Common Learning Goal Mistakes

Collecting resources instead of practicing. Buying five language textbooks, bookmarking twenty YouTube tutorials, and downloading eight apps is not learning — it is procrastination disguised as preparation. Pick one resource and start practicing. You can add supplementary materials later.

Comparing your day 10 to someone else’s year 5. Everyone starts badly. Your first guitar chords will sound terrible. Your first Spanish conversation will be halting and full of errors. This is normal and temporary. Compare your current performance only to your own performance from last week.

Studying without producing. Reading about guitar theory is not the same as playing guitar. Studying Spanish grammar rules is not the same as speaking Spanish. The ratio should be at least 70% production (playing, speaking, coding) to 30% consumption (reading, watching, studying).
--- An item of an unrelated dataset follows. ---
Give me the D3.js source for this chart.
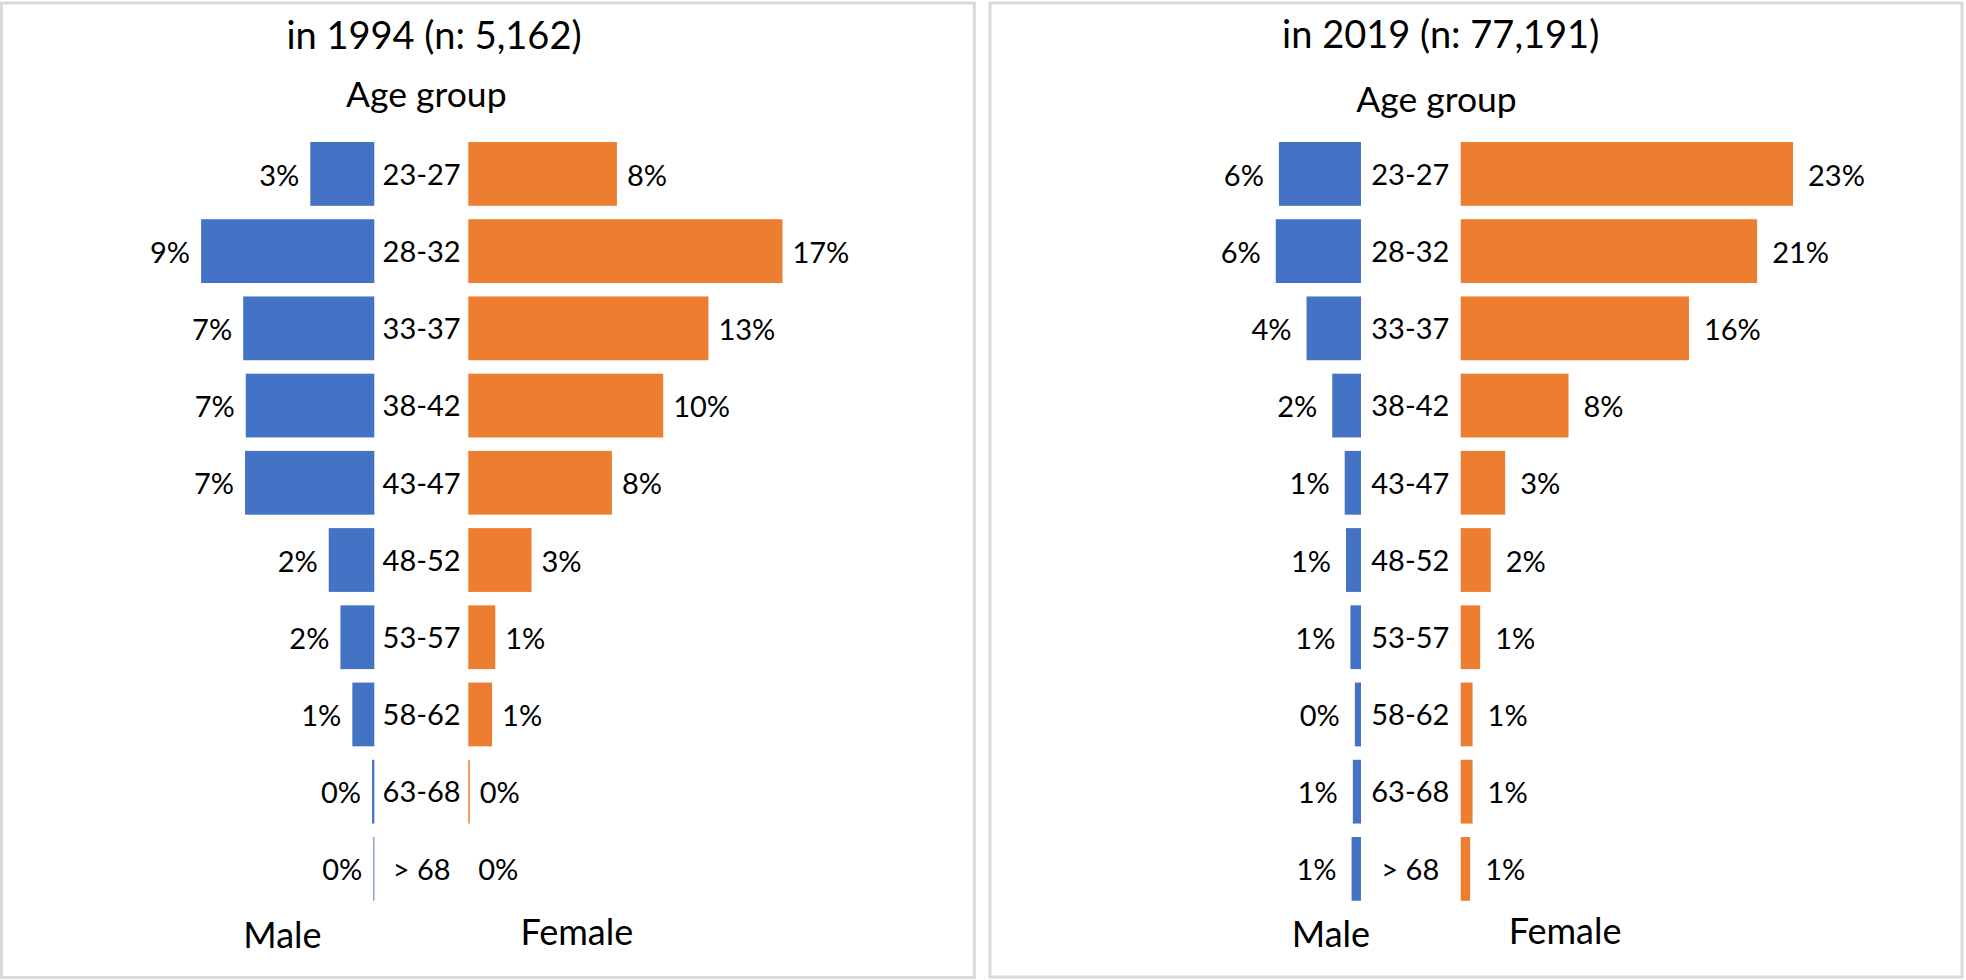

Skipping review. New skills decay rapidly without review. The forgetting curve is steep — within a week, you may forget 70% of what you learned. Spaced repetition (reviewing material at increasing intervals) counteracts this decay. Flashcard apps like Anki automate spaced repetition for vocabulary and facts. For physical skills, a weekly review session that revisits previously learned material prevents regression.

Connecting Learning to Your Planning System

A learning goal integrates into your existing systems:

  • Quarterly plan: “Achieve functional Spanish conversation ability by March 31”
  • Weekly milestone: “Complete Anki reviews daily; have one 15-minute conversation exchange”
  • Daily plan: “20 minutes Anki + 10 minutes conversation practice at 7 AM”

The daily practice session can be part of your Power Hour if the skill aligns with your most important project, or it can be a separate block — morning, lunch, or evening — depending on your schedule and energy levels.

After 20 hours of structured practice, you will have functional proficiency. Not mastery, not fluency, not virtuosity — but the ability to use the skill in real situations. From there, continued practice deepens the skill gradually, and the initial structure transitions into a sustainable habit.